■ Extracted records
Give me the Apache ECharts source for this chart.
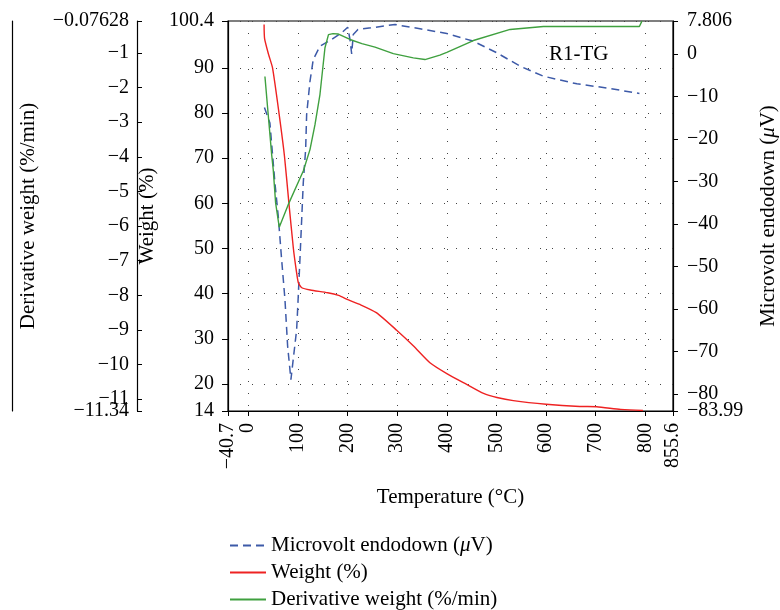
---
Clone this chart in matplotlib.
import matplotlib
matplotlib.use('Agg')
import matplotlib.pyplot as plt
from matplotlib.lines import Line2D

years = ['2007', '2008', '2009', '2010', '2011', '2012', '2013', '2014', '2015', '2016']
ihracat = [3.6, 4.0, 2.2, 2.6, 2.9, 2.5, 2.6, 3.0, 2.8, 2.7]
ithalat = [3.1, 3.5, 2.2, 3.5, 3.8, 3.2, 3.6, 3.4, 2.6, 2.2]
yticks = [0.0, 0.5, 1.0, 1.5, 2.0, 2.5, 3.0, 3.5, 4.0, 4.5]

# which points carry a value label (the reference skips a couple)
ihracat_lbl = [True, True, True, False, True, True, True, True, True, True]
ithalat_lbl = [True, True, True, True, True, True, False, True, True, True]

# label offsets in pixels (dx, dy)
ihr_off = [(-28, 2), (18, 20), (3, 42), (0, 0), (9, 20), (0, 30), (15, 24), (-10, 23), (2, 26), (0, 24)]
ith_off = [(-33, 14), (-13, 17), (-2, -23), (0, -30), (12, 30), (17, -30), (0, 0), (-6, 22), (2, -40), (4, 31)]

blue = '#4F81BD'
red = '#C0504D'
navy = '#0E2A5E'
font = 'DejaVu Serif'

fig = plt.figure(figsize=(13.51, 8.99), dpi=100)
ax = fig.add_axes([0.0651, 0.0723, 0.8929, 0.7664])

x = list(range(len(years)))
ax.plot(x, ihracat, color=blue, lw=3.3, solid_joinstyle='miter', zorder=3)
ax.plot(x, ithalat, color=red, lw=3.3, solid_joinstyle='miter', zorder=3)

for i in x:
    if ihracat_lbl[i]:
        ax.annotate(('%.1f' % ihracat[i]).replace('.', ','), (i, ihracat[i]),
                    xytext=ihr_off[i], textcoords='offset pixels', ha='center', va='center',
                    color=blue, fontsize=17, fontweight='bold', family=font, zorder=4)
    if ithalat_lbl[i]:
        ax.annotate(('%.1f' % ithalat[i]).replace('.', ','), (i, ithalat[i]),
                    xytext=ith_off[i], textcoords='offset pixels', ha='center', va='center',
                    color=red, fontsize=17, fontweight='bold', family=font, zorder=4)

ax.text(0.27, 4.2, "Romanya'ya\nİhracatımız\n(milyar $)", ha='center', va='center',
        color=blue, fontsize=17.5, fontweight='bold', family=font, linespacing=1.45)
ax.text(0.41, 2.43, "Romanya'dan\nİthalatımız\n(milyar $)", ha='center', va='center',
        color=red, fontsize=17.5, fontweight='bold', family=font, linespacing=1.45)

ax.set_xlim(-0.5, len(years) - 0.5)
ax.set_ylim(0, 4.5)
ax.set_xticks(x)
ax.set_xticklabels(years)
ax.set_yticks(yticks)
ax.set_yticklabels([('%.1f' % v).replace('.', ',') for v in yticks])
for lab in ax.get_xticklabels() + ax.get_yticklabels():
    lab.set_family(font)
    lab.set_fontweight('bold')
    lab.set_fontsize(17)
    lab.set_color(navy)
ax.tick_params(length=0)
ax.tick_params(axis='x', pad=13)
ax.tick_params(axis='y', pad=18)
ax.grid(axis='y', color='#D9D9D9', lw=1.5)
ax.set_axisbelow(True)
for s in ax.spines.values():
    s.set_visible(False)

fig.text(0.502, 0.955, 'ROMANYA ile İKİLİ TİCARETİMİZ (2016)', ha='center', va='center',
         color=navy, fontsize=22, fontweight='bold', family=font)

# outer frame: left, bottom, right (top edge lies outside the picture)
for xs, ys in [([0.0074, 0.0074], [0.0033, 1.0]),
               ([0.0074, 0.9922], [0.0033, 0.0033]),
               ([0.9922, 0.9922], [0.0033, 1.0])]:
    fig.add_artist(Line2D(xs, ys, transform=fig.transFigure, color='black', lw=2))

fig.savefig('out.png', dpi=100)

■ Exercise task
Repeat the entries above verbatim, but only from the line that has "Clone this chart in matplotlib." down to the line that has "from matplotlib.lines import Line2D", inclusive.

■ The response
Clone this chart in matplotlib.
import matplotlib
matplotlib.use('Agg')
import matplotlib.pyplot as plt
from matplotlib.lines import Line2D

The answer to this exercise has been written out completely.